NTHP has enough of their own problems to worry about. As far as such a show providing resources, that seems a daunting task since so much restoration work is very local in terms of the resources and incentives available, not to mention housing markets, labor/expertise availability, etc.

At 8:25 AM, Blogger Richard Layman said...

NTHP has their own problems because they lost a sense of what they are supposed to be doing, how they fit within the field and movement.

WRT variances between places, the specifics aren't the issue as much as the general process.

People need to be made aware of examples of how to go about it.

I hope that people aren't so narrow in their approaches to learning that they can't figure out the differences (compare and contrast) with their own situation.

At 5:53 PM, Anonymous Anonymous said...

A friend of mine (whom you know) who is very particular about historic preservation and very talented in the field, said he gave up on NTHP when the Mass.

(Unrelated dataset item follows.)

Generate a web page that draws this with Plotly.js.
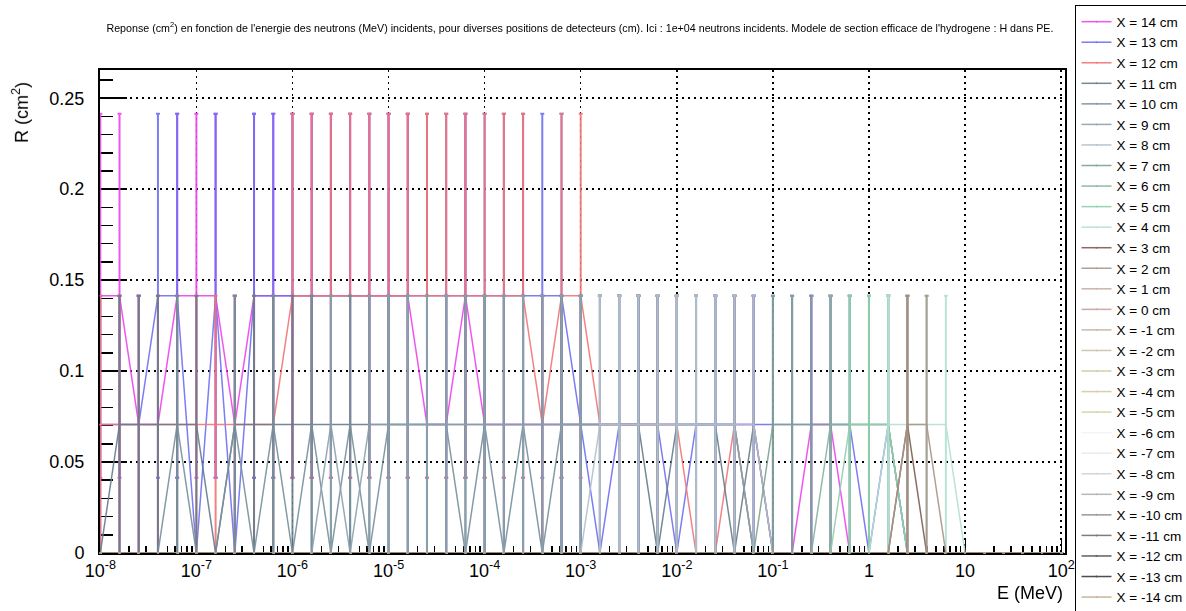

Avenue building was sold and the organization decamped to the Watergate Office Building.

He did say--sardonically, of course--that it was an apt move given the sorry state of the NTHP activities in recent years and I'm inclined to agree wholeheartedly with him.

At 11:36 AM, Anonymous Anonymous said...

Btw, I am not a believer in or of tough love, simply not true. -Suzanne

At 1:51 PM, Anonymous Richard Layman said...


At 1:53 PM, Anonymous Richard Layman said...

And yes, wrt NTHP, granted I considered disclosing that over the years twice I applied for jobs at NTHP and was blown off quite cavalierly each time, even though I had a national reputation within the preservation community (e.g., "Preservation Forum") positively about outreach, communication, and transformation issues.

So I don't have much sympathy for their current plight.